[Exercise requirements]
Reproduce the listing word for word. Skip any image.

# start of Data provided

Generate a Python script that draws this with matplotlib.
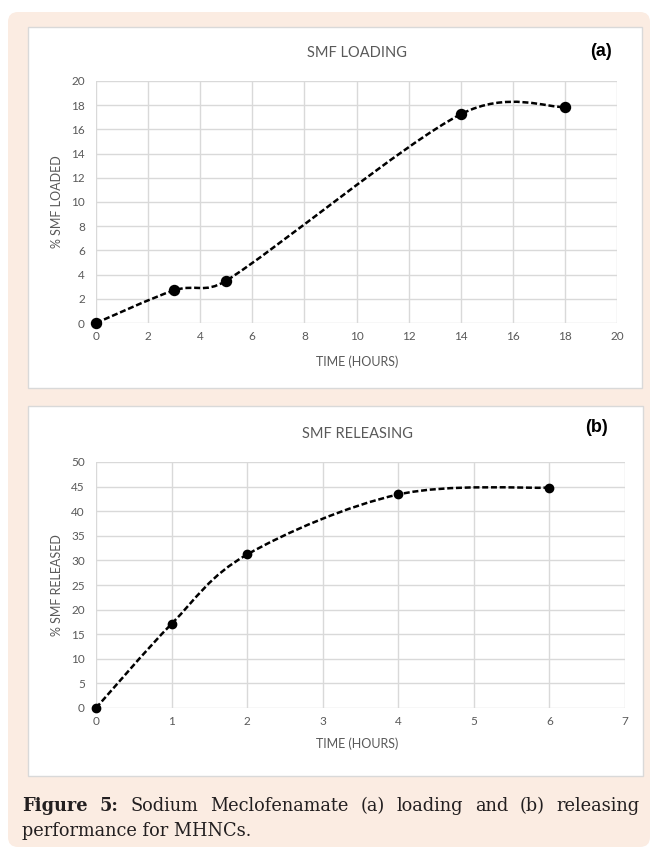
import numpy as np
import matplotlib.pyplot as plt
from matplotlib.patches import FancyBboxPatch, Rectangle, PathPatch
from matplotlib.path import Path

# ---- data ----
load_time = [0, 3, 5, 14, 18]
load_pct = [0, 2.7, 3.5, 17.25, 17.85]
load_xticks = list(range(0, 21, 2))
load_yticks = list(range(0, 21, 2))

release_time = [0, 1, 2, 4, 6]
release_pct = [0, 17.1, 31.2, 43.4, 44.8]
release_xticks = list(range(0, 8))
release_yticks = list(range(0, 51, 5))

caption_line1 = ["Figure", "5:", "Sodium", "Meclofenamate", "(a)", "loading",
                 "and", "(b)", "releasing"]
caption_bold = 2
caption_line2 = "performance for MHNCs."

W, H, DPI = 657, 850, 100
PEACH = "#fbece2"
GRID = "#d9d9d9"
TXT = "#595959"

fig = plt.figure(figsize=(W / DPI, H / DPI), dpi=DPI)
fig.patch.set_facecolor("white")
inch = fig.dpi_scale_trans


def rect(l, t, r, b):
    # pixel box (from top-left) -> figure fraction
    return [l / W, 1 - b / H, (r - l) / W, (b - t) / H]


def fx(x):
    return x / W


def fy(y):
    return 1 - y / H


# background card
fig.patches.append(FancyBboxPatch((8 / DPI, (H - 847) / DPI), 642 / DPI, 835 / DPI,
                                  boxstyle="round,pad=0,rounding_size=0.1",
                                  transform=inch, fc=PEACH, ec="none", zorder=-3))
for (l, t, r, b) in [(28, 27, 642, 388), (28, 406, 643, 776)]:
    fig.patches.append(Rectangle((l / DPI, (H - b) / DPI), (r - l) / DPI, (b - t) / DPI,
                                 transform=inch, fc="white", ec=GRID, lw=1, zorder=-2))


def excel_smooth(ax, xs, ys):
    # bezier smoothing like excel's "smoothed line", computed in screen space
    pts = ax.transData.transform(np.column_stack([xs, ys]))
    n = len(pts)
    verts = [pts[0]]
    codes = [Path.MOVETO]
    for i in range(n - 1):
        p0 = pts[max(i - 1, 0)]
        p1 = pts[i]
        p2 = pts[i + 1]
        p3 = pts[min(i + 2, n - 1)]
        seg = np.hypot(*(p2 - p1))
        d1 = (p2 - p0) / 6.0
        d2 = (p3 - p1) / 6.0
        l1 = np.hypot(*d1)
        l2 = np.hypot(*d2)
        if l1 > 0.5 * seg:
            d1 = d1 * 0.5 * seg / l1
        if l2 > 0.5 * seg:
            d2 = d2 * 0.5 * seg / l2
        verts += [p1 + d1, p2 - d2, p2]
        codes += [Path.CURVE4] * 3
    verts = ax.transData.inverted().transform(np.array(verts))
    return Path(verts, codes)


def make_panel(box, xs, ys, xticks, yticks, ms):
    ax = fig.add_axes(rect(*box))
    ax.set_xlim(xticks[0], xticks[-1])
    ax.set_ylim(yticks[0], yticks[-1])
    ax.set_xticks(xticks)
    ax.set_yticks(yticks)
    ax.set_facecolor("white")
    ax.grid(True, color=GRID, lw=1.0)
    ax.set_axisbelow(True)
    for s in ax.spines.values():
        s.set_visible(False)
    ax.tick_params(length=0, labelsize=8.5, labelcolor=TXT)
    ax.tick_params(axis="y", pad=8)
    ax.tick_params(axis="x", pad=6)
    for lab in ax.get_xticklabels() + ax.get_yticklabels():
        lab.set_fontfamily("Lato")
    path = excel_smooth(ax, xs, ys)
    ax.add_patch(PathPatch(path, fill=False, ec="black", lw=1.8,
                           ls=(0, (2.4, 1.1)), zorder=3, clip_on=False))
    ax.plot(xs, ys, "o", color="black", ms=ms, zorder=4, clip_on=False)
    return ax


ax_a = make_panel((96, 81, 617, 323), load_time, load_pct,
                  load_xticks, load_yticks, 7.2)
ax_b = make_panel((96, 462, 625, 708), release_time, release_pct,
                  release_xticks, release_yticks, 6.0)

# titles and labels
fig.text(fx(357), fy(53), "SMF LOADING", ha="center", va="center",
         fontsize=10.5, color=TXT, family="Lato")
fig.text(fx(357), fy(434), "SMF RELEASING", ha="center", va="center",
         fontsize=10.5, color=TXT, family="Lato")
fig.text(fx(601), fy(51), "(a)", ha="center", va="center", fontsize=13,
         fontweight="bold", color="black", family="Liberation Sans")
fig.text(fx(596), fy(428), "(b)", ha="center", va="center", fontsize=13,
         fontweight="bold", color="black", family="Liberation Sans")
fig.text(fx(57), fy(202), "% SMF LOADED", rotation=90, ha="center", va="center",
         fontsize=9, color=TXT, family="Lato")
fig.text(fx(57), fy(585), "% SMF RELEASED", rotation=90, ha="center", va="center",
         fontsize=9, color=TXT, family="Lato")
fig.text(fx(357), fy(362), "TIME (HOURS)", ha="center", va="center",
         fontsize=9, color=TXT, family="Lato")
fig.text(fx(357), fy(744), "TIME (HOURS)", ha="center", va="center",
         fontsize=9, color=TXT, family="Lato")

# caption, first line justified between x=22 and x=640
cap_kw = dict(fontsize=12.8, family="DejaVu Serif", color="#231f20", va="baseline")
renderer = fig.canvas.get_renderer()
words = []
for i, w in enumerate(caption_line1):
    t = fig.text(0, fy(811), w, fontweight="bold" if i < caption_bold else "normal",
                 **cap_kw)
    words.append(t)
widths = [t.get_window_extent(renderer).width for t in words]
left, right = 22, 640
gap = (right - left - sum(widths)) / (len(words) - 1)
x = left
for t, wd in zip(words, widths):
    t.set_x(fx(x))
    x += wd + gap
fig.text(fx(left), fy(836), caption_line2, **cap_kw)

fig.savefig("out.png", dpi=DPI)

# end of Data provided

[Result of the task]
Generate a Python script that draws this with matplotlib.
import numpy as np
import matplotlib.pyplot as plt
from matplotlib.patches import FancyBboxPatch, Rectangle, PathPatch
from matplotlib.path import Path

# ---- data ----
load_time = [0, 3, 5, 14, 18]
load_pct = [0, 2.7, 3.5, 17.25, 17.85]
load_xticks = list(range(0, 21, 2))
load_yticks = list(range(0, 21, 2))

release_time = [0, 1, 2, 4, 6]
release_pct = [0, 17.1, 31.2, 43.4, 44.8]
release_xticks = list(range(0, 8))
release_yticks = list(range(0, 51, 5))

caption_line1 = ["Figure", "5:", "Sodium", "Meclofenamate", "(a)", "loading",
                 "and", "(b)", "releasing"]
caption_bold = 2
caption_line2 = "performance for MHNCs."

W, H, DPI = 657, 850, 100
PEACH = "#fbece2"
GRID = "#d9d9d9"
TXT = "#595959"

fig = plt.figure(figsize=(W / DPI, H / DPI), dpi=DPI)
fig.patch.set_facecolor("white")
inch = fig.dpi_scale_trans


def rect(l, t, r, b):
    # pixel box (from top-left) -> figure fraction
    return [l / W, 1 - b / H, (r - l) / W, (b - t) / H]


def fx(x):
    return x / W


def fy(y):
    return 1 - y / H


# background card
fig.patches.append(FancyBboxPatch((8 / DPI, (H - 847) / DPI), 642 / DPI, 835 / DPI,
                                  boxstyle="round,pad=0,rounding_size=0.1",
                                  transform=inch, fc=PEACH, ec="none", zorder=-3))
for (l, t, r, b) in [(28, 27, 642, 388), (28, 406, 643, 776)]:
    fig.patches.append(Rectangle((l / DPI, (H - b) / DPI), (r - l) / DPI, (b - t) / DPI,
                                 transform=inch, fc="white", ec=GRID, lw=1, zorder=-2))


def excel_smooth(ax, xs, ys):
    # bezier smoothing like excel's "smoothed line", computed in screen space
    pts = ax.transData.transform(np.column_stack([xs, ys]))
    n = len(pts)
    verts = [pts[0]]
    codes = [Path.MOVETO]
    for i in range(n - 1):
        p0 = pts[max(i - 1, 0)]
        p1 = pts[i]
        p2 = pts[i + 1]
        p3 = pts[min(i + 2, n - 1)]
        seg = np.hypot(*(p2 - p1))
        d1 = (p2 - p0) / 6.0
        d2 = (p3 - p1) / 6.0
        l1 = np.hypot(*d1)
        l2 = np.hypot(*d2)
        if l1 > 0.5 * seg:
            d1 = d1 * 0.5 * seg / l1
        if l2 > 0.5 * seg:
            d2 = d2 * 0.5 * seg / l2
        verts += [p1 + d1, p2 - d2, p2]
        codes += [Path.CURVE4] * 3
    verts = ax.transData.inverted().transform(np.array(verts))
    return Path(verts, codes)


def make_panel(box, xs, ys, xticks, yticks, ms):
    ax = fig.add_axes(rect(*box))
    ax.set_xlim(xticks[0], xticks[-1])
    ax.set_ylim(yticks[0], yticks[-1])
    ax.set_xticks(xticks)
    ax.set_yticks(yticks)
    ax.set_facecolor("white")
    ax.grid(True, color=GRID, lw=1.0)
    ax.set_axisbelow(True)
    for s in ax.spines.values():
        s.set_visible(False)
    ax.tick_params(length=0, labelsize=8.5, labelcolor=TXT)
    ax.tick_params(axis="y", pad=8)
    ax.tick_params(axis="x", pad=6)
    for lab in ax.get_xticklabels() + ax.get_yticklabels():
        lab.set_fontfamily("Lato")
    path = excel_smooth(ax, xs, ys)
    ax.add_patch(PathPatch(path, fill=False, ec="black", lw=1.8,
                           ls=(0, (2.4, 1.1)), zorder=3, clip_on=False))
    ax.plot(xs, ys, "o", color="black", ms=ms, zorder=4, clip_on=False)
    return ax


ax_a = make_panel((96, 81, 617, 323), load_time, load_pct,
                  load_xticks, load_yticks, 7.2)
ax_b = make_panel((96, 462, 625, 708), release_time, release_pct,
                  release_xticks, release_yticks, 6.0)

# titles and labels
fig.text(fx(357), fy(53), "SMF LOADING", ha="center", va="center",
         fontsize=10.5, color=TXT, family="Lato")
fig.text(fx(357), fy(434), "SMF RELEASING", ha="center", va="center",
         fontsize=10.5, color=TXT, family="Lato")
fig.text(fx(601), fy(51), "(a)", ha="center", va="center", fontsize=13,
         fontweight="bold", color="black", family="Liberation Sans")
fig.text(fx(596), fy(428), "(b)", ha="center", va="center", fontsize=13,
         fontweight="bold", color="black", family="Liberation Sans")
fig.text(fx(57), fy(202), "% SMF LOADED", rotation=90, ha="center", va="center",
         fontsize=9, color=TXT, family="Lato")
fig.text(fx(57), fy(585), "% SMF RELEASED", rotation=90, ha="center", va="center",
         fontsize=9, color=TXT, family="Lato")
fig.text(fx(357), fy(362), "TIME (HOURS)", ha="center", va="center",
         fontsize=9, color=TXT, family="Lato")
fig.text(fx(357), fy(744), "TIME (HOURS)", ha="center", va="center",
         fontsize=9, color=TXT, family="Lato")

# caption, first line justified between x=22 and x=640
cap_kw = dict(fontsize=12.8, family="DejaVu Serif", color="#231f20", va="baseline")
renderer = fig.canvas.get_renderer()
words = []
for i, w in enumerate(caption_line1):
    t = fig.text(0, fy(811), w, fontweight="bold" if i < caption_bold else "normal",
                 **cap_kw)
    words.append(t)
widths = [t.get_window_extent(renderer).width for t in words]
left, right = 22, 640
gap = (right - left - sum(widths)) / (len(words) - 1)
x = left
for t, wd in zip(words, widths):
    t.set_x(fx(x))
    x += wd + gap
fig.text(fx(left), fy(836), caption_line2, **cap_kw)

fig.savefig("out.png", dpi=DPI)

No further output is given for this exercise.